[Begin Dataset extract]
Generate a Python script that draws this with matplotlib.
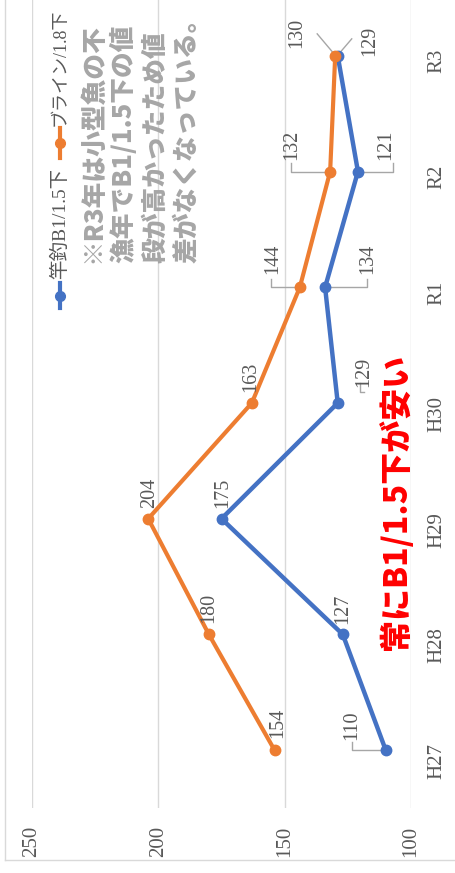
import numpy as np
import matplotlib.pyplot as plt
from matplotlib.lines import Line2D

plt.rcParams['font.family'] = ['Liberation Serif', 'Noto Sans CJK JP']

# data (chart is drawn rotated: values run right-to-left, years bottom-to-top)
years = ['H27', 'H28', 'H29', 'H30', 'R1', 'R2', 'R3']
pole = [110, 127, 175, 129, 134, 121, 129]      # 竿釣B1/1.5下
brine = [154, 180, 204, 163, 144, 132, 130]     # ブライン/1.8下
value_ticks = [100, 150, 200, 250]
series_names = ['竿釣B1/1.5下', 'ブライン/1.8下']
note_lines = ['※R3年は小型魚の不', '漁年でB1/1.5下の値', '段が高かったため値', '差がなくなっている。']
callout = '常にB1/1.5下が安い'

BLUE = '#4472C4'
ORANGE = '#ED7D31'
GRAY = '#595959'

W, H = 455, 873
fig = plt.figure(figsize=(W / 100, H / 100), dpi=100)


def fx(px):
    return px / W


def fy(py):
    return 1 - py / H


ax = fig.add_axes([fx(32), fy(808), fx(411) - fx(32), fy(-2) - fy(808)])
idx = np.arange(len(years))
ax.plot(pole, idx, color=BLUE, lw=3.2, marker='o', ms=7.5, zorder=3)
ax.plot(brine, idx, color=ORANGE, lw=3, marker='o', ms=7.5, zorder=3)

ax.set_xlim(250, 100)
ax.set_ylim(-0.5, len(years) - 0.5)
ax.set_xticks(value_ticks)
ax.set_yticks(idx)
ax.set_yticklabels(years)
ax.yaxis.tick_right()
ax.tick_params(axis='x', length=0, pad=13, labelrotation=90, labelsize=15, labelcolor=GRAY)
ax.tick_params(axis='y', length=0, pad=12, labelrotation=90, labelsize=15, labelcolor=GRAY)
ax.grid(axis='x', color='#D9D9D9', lw=1)
ax.set_axisbelow(True)
for s in ax.spines.values():
    s.set_visible(False)

# data label offsets in pixels (image x right, y down)
pole_off = [(-34, -25), (0, -26), (1, -26), (26, -31), (43, -28), (28, -27), (32, -15)]
brine_off = [(3, -27), (0, -26), (1, -26), (-1, -26), (-27, -28), (-38, -27), (-38, -23)]

for vals, offs in [(pole, pole_off), (brine, brine_off)]:
    for i, (v, (dx, dy)) in enumerate(zip(vals, offs)):
        ax.annotate(str(v), (v, i), xytext=(dx * 0.72, -dy * 0.72), textcoords='offset points',
                    rotation=90, ha='center', va='center', fontsize=14.5, color=GRAY)

# leader lines, pixel offsets from the point
leaders = [
    (pole[0], 0, [(0, 0), (-34, 0), (-34, -8)]),
    (pole[3], 3, [(22, -20), (22, -11), (26, -11)]),
    (pole[4], 4, [(0, 0), (42, 0), (42, -8)]),
    (pole[5], 5, [(0, 0), (35, 0), (35, -9)]),
    (pole[6], 6, [(2, -3), (14, -17)]),
    (brine[4], 4, [(0, 0), (-29, 0), (-29, -8)]),
    (brine[5], 5, [(0, 0), (-39, 0), (-39, -9)]),
    (brine[6], 6, [(-2, -3), (-18, -22)]),
]
for v, i, offs in leaders:
    base = ax.transData.transform((v, i))
    pts = np.array([[base[0] + dx, base[1] - dy] for dx, dy in offs])
    dpts = ax.transData.inverted().transform(pts)
    ax.plot(dpts[:, 0], dpts[:, 1], color='#A6A6A6', lw=1, zorder=2)

# legend drawn by hand (rotated)
fig.add_artist(Line2D([fx(60), fx(60)], [fy(308), fy(283)], color=BLUE, lw=3))
fig.add_artist(Line2D([fx(60)], [fy(296)], color=BLUE, marker='o', ms=7))
fig.text(fx(60), fy(279), series_names[0], rotation=90, ha='center', va='bottom',
         fontsize=14, color=GRAY)
fig.add_artist(Line2D([fx(60), fx(60)], [fy(158), fy(128)], color=ORANGE, lw=3))
fig.add_artist(Line2D([fx(60)], [fy(143)], color=ORANGE, marker='o', ms=7))
fig.text(fx(60), fy(126), series_names[1], rotation=90, ha='center', va='bottom',
         fontsize=13, color=GRAY)

# note
for x, line in zip([92, 123, 155, 186], note_lines):
    fig.text(fx(x), fy(263), line, rotation=90, ha='center', va='bottom', fontsize=18.5,
             fontweight='heavy', color='#A6A6A6', family='Noto Sans CJK JP')

fig.text(fx(396), fy(502), callout, rotation=90, ha='center', va='center', fontsize=23,
         fontweight='heavy', color='red', family='Noto Sans CJK JP')

# chart area border
fig.add_artist(Line2D([fx(5), fx(5)], [fy(0), fy(860)], color='#D9D9D9', lw=1))
fig.add_artist(Line2D([fx(5), fx(455)], [fy(860), fy(860)], color='#D9D9D9', lw=1))

fig.savefig('out.png', dpi=100)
[End Dataset extract]
- **To do**: From the first line of the listing above, repeat every line through the one holding "plt.rcParams['font.family'] = ['Liberation". Both ends count, and pictures stay out.

- **Result of this exercise**:
Generate a Python script that draws this with matplotlib.
import numpy as np
import matplotlib.pyplot as plt
from matplotlib.lines import Line2D

plt.rcParams['font.family'] = ['Liberation Serif', 'Noto Sans CJK JP']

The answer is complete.